Ik zal nooit schoenen laten repareren. Als ze verzoold moeten worden zijn ze eigenlijk al niet meer in shape, in mijn ogen. Dan doe ik ze weg. Een schoen moet altijd nieuw zijn, strak. Krankzinnig, zullen mensen zeggen, maar zo voel ik dat.
Eigenlijk is het natuurlijk overdreven. Mijn schoenenwinkel ziet me graag binnenkomen. Ik ben snel, hoef maar één schoen aan te passen om te weten dat de andere voet ook goed zal zijn. Binnen een kwartier koop ik zo vijf paar. Ik ben vooral gecharmeerd van Italiaans.
Ik kan me permitteren om schoenen te kopen wanneer ik maar wil. Daar heb ik geen succesje of meevallertje voor nodig. Vijfhonderd euro per paar is de grens.
Aan mensen hun schoenen kun je hun smaak aflezen. Maar ook: wat geeft iemand eraan uit. Vreselijk vind ik het als iemand een aardig kostuum draagt, met lompe, goedkope schoenen eronder. Bij de politie en justitie zie je dat vaak. Rubberen zolen bijvoorbeeld. Dan denk ik, is er nou niemand in je omgeving die zegt: zorg dat je hier een paar goed gesneden leren schoenen bij aan hebt? Want dat maakt het zoveel meer af. Kleding hoeft niet veel voor te stellen. Maar als de schoenen eronder goed zijn dan poremt dat gewoon.
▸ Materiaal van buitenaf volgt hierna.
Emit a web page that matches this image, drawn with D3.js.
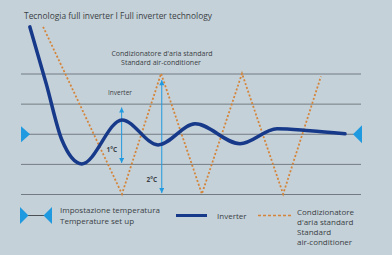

Van één model heb ik zes paar gekocht. Ik dacht: straks kan ik ze niet meer krijgen. Auberginekleurige veterschoenen, met een vleug zwart erin. Mooi scherp gesneden. Ik bracht er stickertjes in aan om ze te nummeren. Want als je die zes paar in de kast ziet staan dan weet je niet meer: welke had ik nou gisteren aan. Zo droeg ik ze gelijkmatig af.
Ik heb ze ook allemaal tegelijk weggedaan. Mijn zoon was me dankbaar, hij draagt ze nu. Het is vooral een guilty pleasure in de ogen van andere mensen. Belangrijk is dat je, hoewel je het goed hebt, oog voor anderen blijft houden. En dat is iets wat ik juist vaak niet zie samengaan. Ik heb er moeite mee om illegalen als bedreiging te zien. Als criminelen, zoals ze vaak worden afgeschilderd. Het streven naar het verbeteren van een nooddruftige situatie, dat vind ik een heel logische menselijke eigenschap. Daar zijn we zelf groot door geworden. Ik pleit dus vaak voor een menswaardiger bejegening. Het feit dat je het zelf goed hebt, en ik heb het heel goed, vind ik niet in tegenspraak met het feit dat je daarvoor pleit. Ik vind het eerder een noodzaak dat dat samengaat.’
Peter R. de Vries is misdaadverslaggever en ondernemer.